The seats became vacant last December when two Republican state lawmakers – Representative Keith Ripp of Lodi and Senator Frank Lasee of De Pere – stepped down to join Walker’s administration.

The voters claimed that under state law, the governor “has a positive and plain legal duty to call special elections by promptly issuing writs of election to fill the vacancies” if they occur before the second Tuesday of May in an election year, which falls on May 8, 2018.

Walker, however, argued that the statute only applies to legislators who resign during an election year, and therefore doesn’t apply to Ripp and Lasee, who stepped down in 2017.

On Thursday, Dane County Judge Josann Reynolds, appointed to the bench by Walker in 2014, agreed with the group and ruled that the governor has an obligation under state law to hold special elections so voters can have proper representation in the Legislature.

The judge ordered Walker to schedule the special elections by March 29 after finding that he “has a plain and positive duty” to do so.

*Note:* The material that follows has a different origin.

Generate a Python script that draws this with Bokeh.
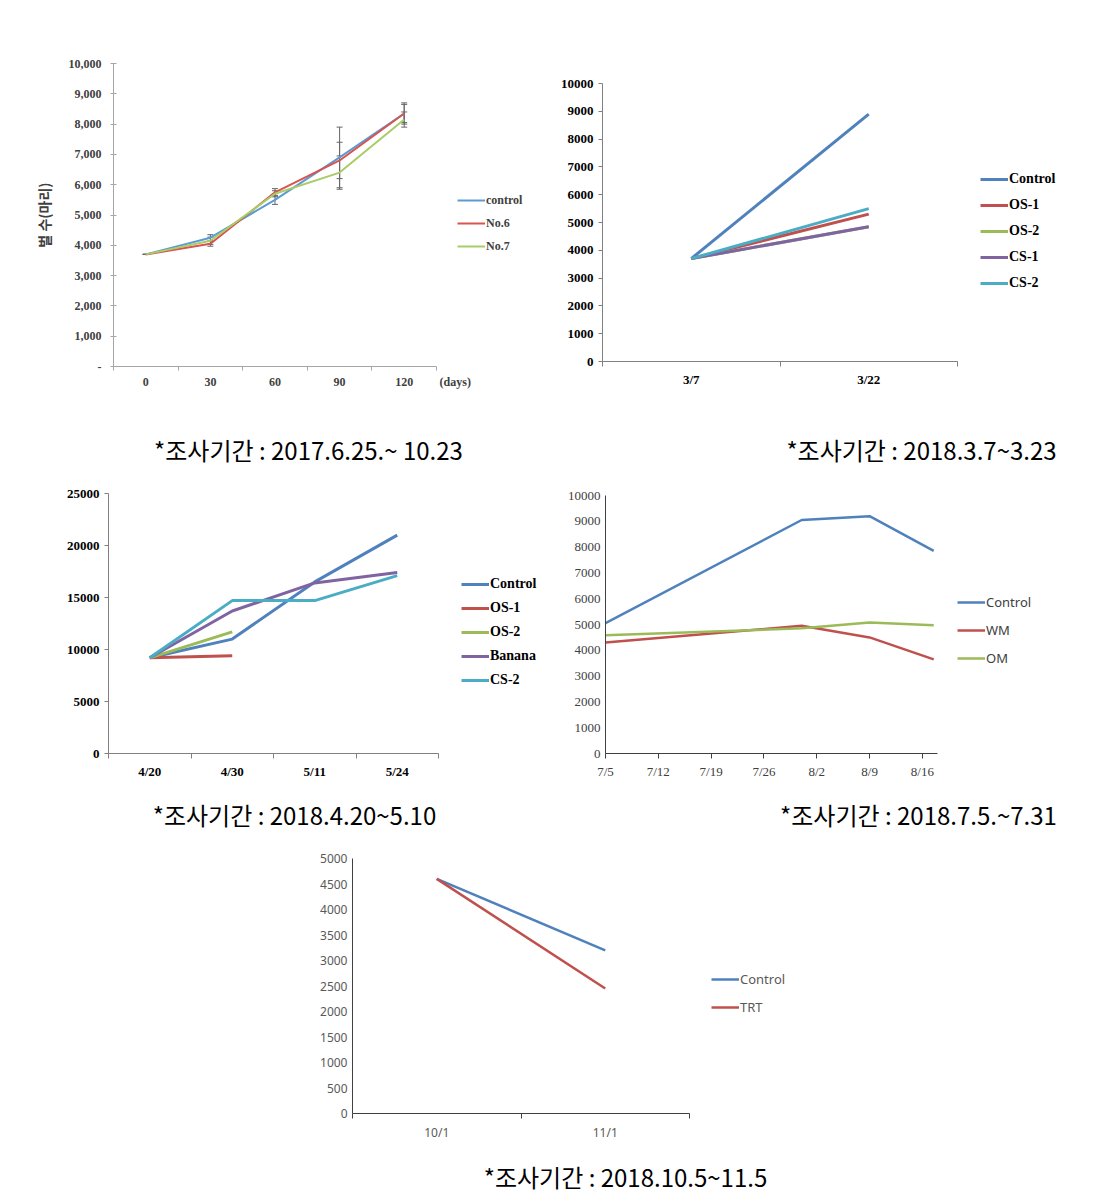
from bokeh.plotting import figure
from bokeh.models import (Range1d, FixedTicker, Legend, LegendItem, Whisker, LinearAxis,
                          ColumnDataSource, TeeHead, Spacer)
from bokeh.layouts import column, row
from bokeh.embed import file_html
from bokeh.resources import INLINE
from bokeh.core.properties import value

# ---------------- data ----------------
# Chart 1 (2017)
c1_x_labels = ["0", "30", "60", "90", "120"]
c1_unit_label = "(days)"
c1_control = [3700, 4250, 5500, 6900, 8350]
c1_no6 = [3700, 4050, 5750, 6800, 8350]
c1_no7 = [3700, 4150, 5700, 6400, 8150]
c1_control_err = [0, 100, 150, 1000, 350]
c1_no6_err = [0, 80, 120, 600, 300]
c1_no7_err = [0, 120, 100, 550, 250]
c1_y_ticks = [0, 1000, 2000, 3000, 4000, 5000, 6000, 7000, 8000, 9000, 10000]

# Chart 2 (2018.3)
c2_x_labels = ["3/7", "3/22"]
c2_control = [3700, 8900]
c2_os1 = [3700, 5300]
c2_os2 = [3700, 4850]
c2_cs1 = [3700, 4850]
c2_cs2 = [3700, 5500]
c2_y_ticks = [0, 1000, 2000, 3000, 4000, 5000, 6000, 7000, 8000, 9000, 10000]

# Chart 3 (2018.4)
c3_x_labels = ["4/20", "4/30", "5/11", "5/24"]
c3_control = [9200, 11000, 16500, 21000]
c3_os1 = [9200, 9400]
c3_os2 = [9200, 11700]
c3_banana = [9200, 13700, 16400, 17400]
c3_cs2 = [9200, 14700, 14700, 17100]
c3_y_ticks = [0, 5000, 10000, 15000, 20000, 25000]

# Chart 4 (2018.7)
c4_tick_labels = ["7/5", "7/12", "7/19", "7/26", "8/2", "8/9", "8/16"]
c4_tick_days = [0, 7, 14, 21, 28, 35, 42]
c4_days = [0, 26, 35, 43.5]
c4_control = [5050, 9050, 9200, 7850]
c4_wm = [4300, 4950, 4500, 3650]
c4_om = [4580, 4850, 5080, 4970]
c4_y_ticks = [0, 1000, 2000, 3000, 4000, 5000, 6000, 7000, 8000, 9000, 10000]

# Chart 5 (2018.10)
c5_x_labels = ["10/1", "11/1"]
c5_control = [4600, 3200]
c5_trt = [4600, 2450]
c5_y_ticks = [0, 500, 1000, 1500, 2000, 2500, 3000, 3500, 4000, 4500, 5000]

captions = ["*조사기간 : 2017.6.25.~ 10.23", "*조사기간 : 2018.3.7~3.23",
            "*조사기간 : 2018.4.20~5.10", "*조사기간 : 2018.7.5.~7.31",
            "*조사기간 : 2018.10.5~11.5"]

BLUE = "#4F81BD"; RED = "#C0504D"; GREEN = "#9BBB59"; PURPLE = "#8064A2"; CYAN = "#4BACC6"
SERIF = "Liberation Serif"; SANS = "Noto Sans"


def make_fig(left, fw, right, top, fh, bottom, x0, x1, axis_px, ymax):
    # frame extends past the x-axis end so the legend fits inside; axis line is bounded
    x_end = x0 + (x1 - x0) * fw / axis_px
    p = figure(width=left + fw + right, height=top + fh + bottom,
               min_border_left=left, min_border_right=right,
               min_border_top=top, min_border_bottom=bottom,
               x_range=Range1d(x0, x_end), y_range=Range1d(0, ymax),
               output_backend="svg", toolbar_location=None, tools="")
    p.outline_line_color = None
    p.grid.visible = False
    p.background_fill_color = "white"
    p.border_fill_color = "white"
    p.xaxis[0].bounds = (x0, x1)
    return p


def style_axes(p, font, size, style, color, axis_color, ytick_out, ytick_in=0):
    for ax in (p.xaxis[0], p.yaxis[0]):
        ax.major_label_text_font = font
        ax.major_label_text_font_size = size
        ax.major_label_text_font_style = style
        ax.major_label_text_color = color
        ax.axis_line_color = axis_color
        ax.major_tick_line_color = axis_color
        ax.minor_tick_line_color = axis_color
    p.yaxis[0].major_tick_out = ytick_out
    p.yaxis[0].major_tick_in = ytick_in
    p.yaxis[0].minor_tick_line_color = None


def cat_xaxis(p, labels):
    n = len(labels)
    ax = p.xaxis[0]
    ax.ticker = FixedTicker(ticks=list(range(n)), minor_ticks=[i - 0.5 for i in range(n + 1)])
    ax.major_label_overrides = {i: l for i, l in enumerate(labels)}
    ax.major_tick_out = 0
    ax.major_tick_in = 0
    ax.minor_tick_out = 5
    ax.minor_tick_in = 0


def add_legend(p, items, x, y, font, size, style, color, gh, spacing):
    leg = Legend(items=[LegendItem(label=l, renderers=[r]) for l, r in items],
                 location=(x, y), orientation="vertical", glyph_width=28, glyph_height=gh,
                 label_height=gh, label_standoff=1, spacing=spacing, padding=0, margin=0,
                 border_line_color=None, background_fill_alpha=0,
                 label_text_font=font, label_text_font_size=size,
                 label_text_font_style=style, label_text_color=color)
    p.add_layout(leg)


# ---------------- chart 1 ----------------
n1 = len(c1_x_labels)
p1 = make_fig(113, 430, 5, 63, 303, 54, -0.5, n1 - 0.5, 323, 10000)
style_axes(p1, SERIF, "12px", "bold", "#404040", "#A6A6A6", 3, 3)
p1.xaxis[0].ticker = FixedTicker(ticks=[], minor_ticks=[i - 0.5 for i in range(n1 + 1)])
p1.xaxis[0].major_tick_out = 0
p1.xaxis[0].major_tick_in = 0
p1.xaxis[0].minor_tick_out = 4
p1.xaxis[0].minor_tick_in = 0
p1.xaxis[0].major_label_standoff = 0
lab_ax = LinearAxis(ticker=FixedTicker(ticks=list(range(n1)) + [n1 - 0.21], minor_ticks=[]),
                    major_label_overrides={**{i: l for i, l in enumerate(c1_x_labels)},
                                           n1 - 0.21: c1_unit_label},
                    axis_line_color=None, major_tick_line_color=None, minor_tick_line_color=None,
                    major_tick_out=0, major_tick_in=0, major_label_standoff=4,
                    major_label_text_font=SERIF, major_label_text_font_style="bold",
                    major_label_text_font_size="12px", major_label_text_color="#404040")
p1.add_layout(lab_ax, "below")
p1.yaxis[0].ticker = FixedTicker(ticks=c1_y_ticks)
p1.yaxis[0].major_label_overrides = {t: ("-" if t == 0 else f"{t:,}") for t in c1_y_ticks}
p1.yaxis[0].major_label_standoff = 9
p1.yaxis[0].axis_label = "벌 수(마리)"
p1.yaxis[0].axis_label_text_font = "Noto Sans CJK KR"
p1.yaxis[0].axis_label_text_font_style = "bold"
p1.yaxis[0].axis_label_text_font_size = "14px"
p1.yaxis[0].axis_label_text_color = "#404040"
p1.yaxis[0].axis_label_standoff = 12
xs1 = list(range(n1))
c1_series = [("control", c1_control, c1_control_err, "#5B9BD5"),
             ("No.6", c1_no6, c1_no6_err, "#D9534F"),
             ("No.7", c1_no7, c1_no7_err, "#A9CC66")]
r1 = []
for name, ys, err, col in c1_series:
    r = p1.line(xs1, ys, line_color=col, line_width=2)
    r1.append((name, r))
    src = ColumnDataSource(dict(x=xs1, up=[v + e for v, e in zip(ys, err)],
                                lo=[v - e for v, e in zip(ys, err)]))
    w = Whisker(source=src, base="x", upper="up", lower="lo", line_color="#666666", line_width=1,
                upper_head=TeeHead(size=6, line_color="#666666"),
                lower_head=TeeHead(size=6, line_color="#666666"))
    p1.add_layout(w)
add_legend(p1, r1, 344, 112, SERIF, "12px", "bold", "#404040", 16, 7)

# ---------------- chart 2 ----------------
n2 = len(c2_x_labels)
p2 = make_fig(54, 511, 4, 83, 278, 59, -0.5, n2 - 0.5, 355, 10000)
style_axes(p2, SERIF, "13px", "bold", "black", "#808080", 4)
cat_xaxis(p2, c2_x_labels)
p2.yaxis[0].ticker = FixedTicker(ticks=c2_y_ticks)
xs2 = list(range(n2))
r2 = []
for name, ys, col in [("Control", c2_control, BLUE), ("OS-1", c2_os1, RED), ("OS-2", c2_os2, GREEN),
                      ("CS-1", c2_cs1, PURPLE), ("CS-2", c2_cs2, CYAN)]:
    r2.append((name, p2.line(xs2, ys, line_color=col, line_width=3)))
add_legend(p2, r2, 378, 70, SERIF, "14px", "bold", "black", 16, 10)

# ---------------- chart 3 ----------------
n3 = len(c3_x_labels)
p3 = make_fig(108, 435, 5, 17, 260, 37, -0.5, n3 - 0.5, 330, 25000)
style_axes(p3, SERIF, "13px", "bold", "black", "#808080", 4)
cat_xaxis(p3, c3_x_labels)
p3.yaxis[0].ticker = FixedTicker(ticks=c3_y_ticks)
r3 = []
for name, ys, col in [("Control", c3_control, BLUE), ("OS-1", c3_os1, RED), ("OS-2", c3_os2, GREEN),
                      ("Banana", c3_banana, PURPLE), ("CS-2", c3_cs2, CYAN)]:
    r3.append((name, p3.line(list(range(len(ys))), ys, line_color=col, line_width=3)))
add_legend(p3, r3, 353, 65, SERIF, "14px", "bold", "black", 16, 8)

# ---------------- chart 4 ----------------
p4 = make_fig(57, 508, 4, 19, 258, 37, 0, 44, 332, 10000)
style_axes(p4, SERIF, "13px", "normal", "#404040", "#404040", 0)
p4.xaxis[0].ticker = FixedTicker(ticks=c4_tick_days, minor_ticks=[])
p4.xaxis[0].major_label_overrides = {d: l for d, l in zip(c4_tick_days, c4_tick_labels)}
p4.xaxis[0].major_tick_out = 5
p4.xaxis[0].major_tick_in = 0
p4.yaxis[0].ticker = FixedTicker(ticks=c4_y_ticks)
r4 = []
for name, ys, col in [("Control", c4_control, BLUE), ("WM", c4_wm, RED), ("OM", c4_om, GREEN)]:
    r4.append((name, p4.line(c4_days, ys, line_color=col, line_width=2.5)))
add_legend(p4, r4, 352, 86, SANS, "13px", "normal", "#404040", 16, 10)

# ---------------- chart 5 ----------------
n5 = len(c5_x_labels)
p5 = make_fig(56, 448, 4, 18, 255, 37, -0.5, n5 - 0.5, 337, 5000)
style_axes(p5, SANS, "12px", "normal", "#595959", "#404040", 0)
cat_xaxis(p5, c5_x_labels)
p5.yaxis[0].ticker = FixedTicker(ticks=c5_y_ticks)
xs5 = list(range(n5))
r5 = []
for name, ys, col in [("Control", c5_control, BLUE), ("TRT", c5_trt, RED)]:
    r5.append((name, p5.line(xs5, ys, line_color=col, line_width=2.5)))
add_legend(p5, r5, 359, 97, SANS, "13px", "normal", "#595959", 16, 10)


# ---------------- captions ----------------
def caption_fig(h, texts, xs, y):
    c = figure(width=1110, height=h, x_range=Range1d(0, 1110), y_range=Range1d(0, h),
               x_axis_type=None, y_axis_type=None, output_backend="svg",
               toolbar_location=None, tools="", min_border=0)
    c.outline_line_color = None
    c.grid.visible = False
    c.text(x=xs, y=[y] * len(xs), text=texts, text_font=value("Noto Sans CJK KR"),
           text_font_size="24px", text_color="black", text_align="center",
           text_baseline="middle")
    return c


cap1 = caption_fig(56, captions[0:2], [308, 921], 27)
cap2 = caption_fig(50, captions[2:4], [294, 918], 26)
cap3 = caption_fig(43, captions[4:5], [625], 17)

layout = column(row(column(p1), column(p2)), cap1, row(column(p3), column(p4)), cap2,
                row(Spacer(width=296, height=310), column(p5)), cap3)

open("out.html", "w").write(file_html(layout, INLINE))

The eight voters suing Walker said if a judge didn’t order him to call special elections, they would “remain unrepresented for over a year” as they would have to wait until the next general election on Nov. 6 to elect new representatives and the winning candidates would not be sworn in until Jan. 7, 2019.

The group was supported by Holder, who has been piloting efforts to help Democrats win state elections nationally, ahead of the next round of redistricting in 2021 that will draw maps for national seats. He served as the first attorney general in former President Barack Obama’s administration and is now head of the National Democratic Redistricting Committee, or NDRC.

Holder expressed satisfaction with the ruling in an emailed statement.

“This is an important victory for the impacted citizens of Wisconsin who have gone without representation because of Governor Walker’s refusal to call special elections,” Holder said. “One of our most basic rights as American citizens is that we get to vote and have representation in our legislatures. Governor Walker’s actions have undermined that right and it never should have taken legal action to force him to do his job.”

Walker spokeswoman Amy Hasenberg said in a statement, “We are working with [the Wisconsin Department of Justice] to determine the next steps in this case.”

The plaintiffs’ legal team did not immediately respond to an email request for comment Friday.

Both the Wisconsin State Assembly and Senate met one last time this week before wrapping up for the year.

Republicans have a 65-35 advantage in the Assembly and an 18-14 majority in the Senate. However, Democrats just won a seat in the state Senate in a special election earlier this year and likely see two more special elections as an opportunity to flip seats.

Assembly District 42 is north of the state capital of Madison and includes Columbia County and parts of Dane, Dodge, Fond du Lac, Green Lake and Marquette counties.

Senate District 1 in eastern Wisconsin includes portions of Brown, Calumet, Door, Kewaunee and Manitowoc counties.